Arco Lisboa

ARCO Lisboa - James Collins and Kemar Keanu Wynter

Opening Section

25- 28th May 2023

Encounter is pleased to present a dual exhibition of new works by James Collins and Kemar Keanu Wynter at ARCO Lisboa 2023.

James Collins (1992) graduated with BA (Hons) from Wimbledon College of Art, London, in 2015 and Master of Arts (MA) from Royal College of Art, London, in 2017. Recent solo and dual exhibitions include ‘James Collins’ Encounter, Lisbon (upcoming 2023), ‘Occultation’ CAR Gallery, Bologne (2021), ‘14’ PM/AM, London (2021), ‘Penumbra’ Claas Reiss, London (2021). Selected group exhibitions include ‘The Reason For Painting’ Mead Gallery, Warwick Arts Centre, United Kingdom (2023), ‘Here and Long Ago’  Gerhard Hofland, Amsterdam (2023), ‘Alte Freunde, neue Freunde’ Claas Reiss, London (2021) ‘Hideaway’ Monti8, Latina (Italy), ‘Abstract with Figure’ at James Fuentes, New York (2020), ‘Lost & Found’ at Rod Barton in London (2017), ‘Duo’ at Galleri Jacob Bjørn in Aarhus, Denmark (2018) Collins was included in the Bloomberg New Contemporaries in 2015 and the John Moore Painting Prize in 2016. Collins work included in the Simmons and Simmons Collection and can be found in important private collections in UK, Europe, America, Canada and New Zealand.

“I’m interested in the alchemy of paint. The colours I use have particular properties that I try to utilise within the work. One type of paint can be used to bring forward one part of the painting; a deeper colour can add an internal space for the painting to sink into. Deciding which colour goes where is something born out of trying to understand what that particular colour can offer the painting.’’ (James Collins).

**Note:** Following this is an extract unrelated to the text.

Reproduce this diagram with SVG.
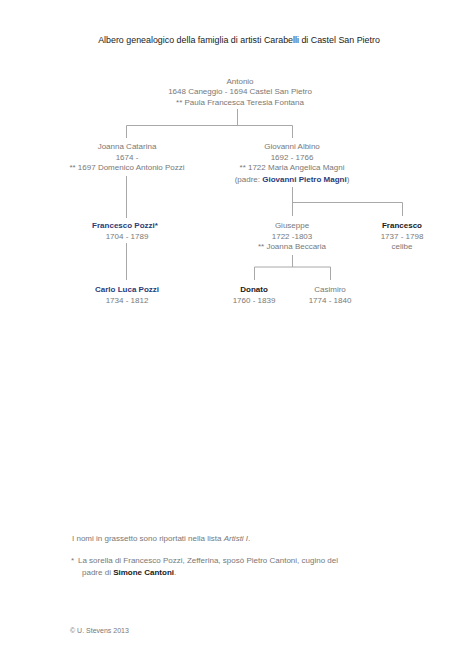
<svg xmlns="http://www.w3.org/2000/svg" width="474" height="669" viewBox="0 0 474 669">
<style>
text{font-family:"Liberation Sans",Arial,sans-serif;font-size:8px;fill:#787878;text-anchor:middle}
.t{fill:#1a1a1a;font-size:8.9px}
.b{font-weight:bold;fill:#2c3b78}
.k{font-weight:bold;fill:#1a1a1a}
.l{text-anchor:start}
.c path{stroke:#a8a8a8;stroke-width:1;fill:none}
</style>
<rect width="474" height="669" fill="#fff"/>
<text class="t" x="239" y="43">Albero genealogico della famiglia di artisti Carabelli di Castel San Pietro</text>
<g class="c" id="connectors">
<path d="M237.5 109V125.5M126.5 138V125.5H292.5V138"/>
<path d="M126.5 176V218"/>
<path d="M292.5 187V216M292.5 202.5H402.5V216"/>
<path d="M126.5 243V280"/>
<path d="M292.5 255V267M254.5 280V267H330.5V280"/>
</g>
<g id="antonio">
<text x="240" y="83.5">Antonio</text>
<text x="240" y="94">1648 Caneggio - 1694 Castel San Pietro</text>
<text x="240" y="105">** Paula Francesca Teresia Fontana</text>
</g>
<g id="joanna">
<text x="127" y="149">Joanna Catarina</text>
<text x="127" y="159.5">1674 -</text>
<text x="127" y="170">** 1697 Domenico Antonio Pozzi</text>
</g>
<g id="giovanni">
<text x="292" y="149">Giovanni Albino</text>
<text x="292" y="159.5">1692 - 1766</text>
<text x="292" y="170">** 1722 Maria Angelica Magni</text>
<text x="292" y="181.5">(padre: <tspan class="b">Giovanni Pietro Magni</tspan>)</text>
</g>
<g id="francesco-pozzi">
<text class="b" x="125" y="228">Francesco Pozzi*</text>
<text x="127" y="238.5">1704 - 1789</text>
</g>
<g id="carlo">
<text class="b" x="127" y="292">Carlo Luca Pozzi</text>
<text x="127" y="302.5">1734 - 1812</text>
</g>
<g id="giuseppe">
<text x="292" y="228">Giuseppe</text>
<text x="292" y="238.5">1722 -1803</text>
<text x="292" y="249">** Joanna Beccaria</text>
</g>
<g id="francesco">
<text class="k" x="402" y="228">Francesco</text>
<text x="402" y="238.5">1737 - 1798</text>
<text x="402" y="249">celibe</text>
</g>
<g id="donato">
<text class="k" x="254" y="292">Donato</text>
<text x="254" y="302.5">1760 - 1839</text>
</g>
<g id="casimiro">
<text x="330" y="292">Casimiro</text>
<text x="330" y="302.5">1774 - 1840</text>
</g>
<g id="notes">
<text class="l" x="72" y="541">I nomi in grassetto sono riportati nella lista <tspan font-style="italic">Artisti I</tspan>.</text>
<text class="l" x="71" y="563">*</text>
<text class="l" x="78" y="563">La sorella di Francesco Pozzi, Zefferina, sposò Pietro Cantoni, cugino del</text>
<text class="l" x="82" y="574.5">padre di <tspan class="k">Simone Cantoni</tspan>.</text>
<text class="l" x="70" y="632.5" style="font-size:7px">© U. Stevens 2013</text>
</g>
</svg>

Kemar Keanu Wynter (b. Brooklyn, NY) holds a BFA from the SUNY Purchase School of Art and Design. Drawing upon his years of Friday nights cooking in familial kitchens and a nourished upbringing along the bakery and jerk shop-lined cross-streets of Crown Heights, Kemar Keanu Wynter’s abstract works are a generous stew of language and pigment. Layers of luscious, gestural strokes draw the viewer into fields of color which frequently operate with coded references to his histories; one, storied and generations-long in the Antilles and another budding and burgeoning in the Five Boroughs. The presentation focusses on an interconnected body of watercolours created during Wynter’s studio residencies at the ARos Kunstmuseum in Aarhus, Denmark and the Art Quarter Budapest in Budafok. The works, which are each accompanied by a piece of poetic prose, are haptic recollections of specific sensory moments and map the artist’s experiences of travelling around Europe over a period of three months. In each work, Wynter pushes the boundaries of abstract composition, accentuating and blurring, constructing and erasing, contrasting and blending. In this manner, layered processes of remembering become material form. Reminiscences are enabled through subtle slippages of line, overlapping spills of paint and an energetic language of coded marks.

Recent solo exhibitions include; ‘Heralds’ Klaus von Nichtssagend Gallery, New York (2023), ‘Digest’ Encounter, Lisbon (2023), ‘Pairings’ Klaus von Nichtssagend Gallery, New York (2021), ‘Portions’ Tiger Strikes Asteroid, New York (2021). He has exhibited in several recent group shows including ‘Death of Beauty’ Sargents Daughters, Los Angeles (2023), ‘Notes on Ecstatic Unity’ OTP Gallery, Copenhagen, Denmark (2021), ‘Faraway Nearby’ North Loop Gallery, Massachusetts (2021), ‘Friends and Family’, Magenta Plains, New York (2021), ‘Shining in the Low Tide’ Unclebrother, Hancock, New York (2021) and ‘I Saw it Hang Down There’ Bode Projects, Berlin (2021). Wynter has been an artist-in-residence at The Macedonia Institute, Anderson Ranch Centre, Ox-Bow School of Art, the ARoS Kunstmuseum in Aarhus, Denmark and AQB in Budapest, Hungary (both facilitated by Flux Factory, New York). His work is held in the collection of the Art Galleries at Black Studies at the University of Texas, Austin as well as important private collections internationally. His paintings have also recently been featured in Artforum, The Brooklyn Rail and The New York Times.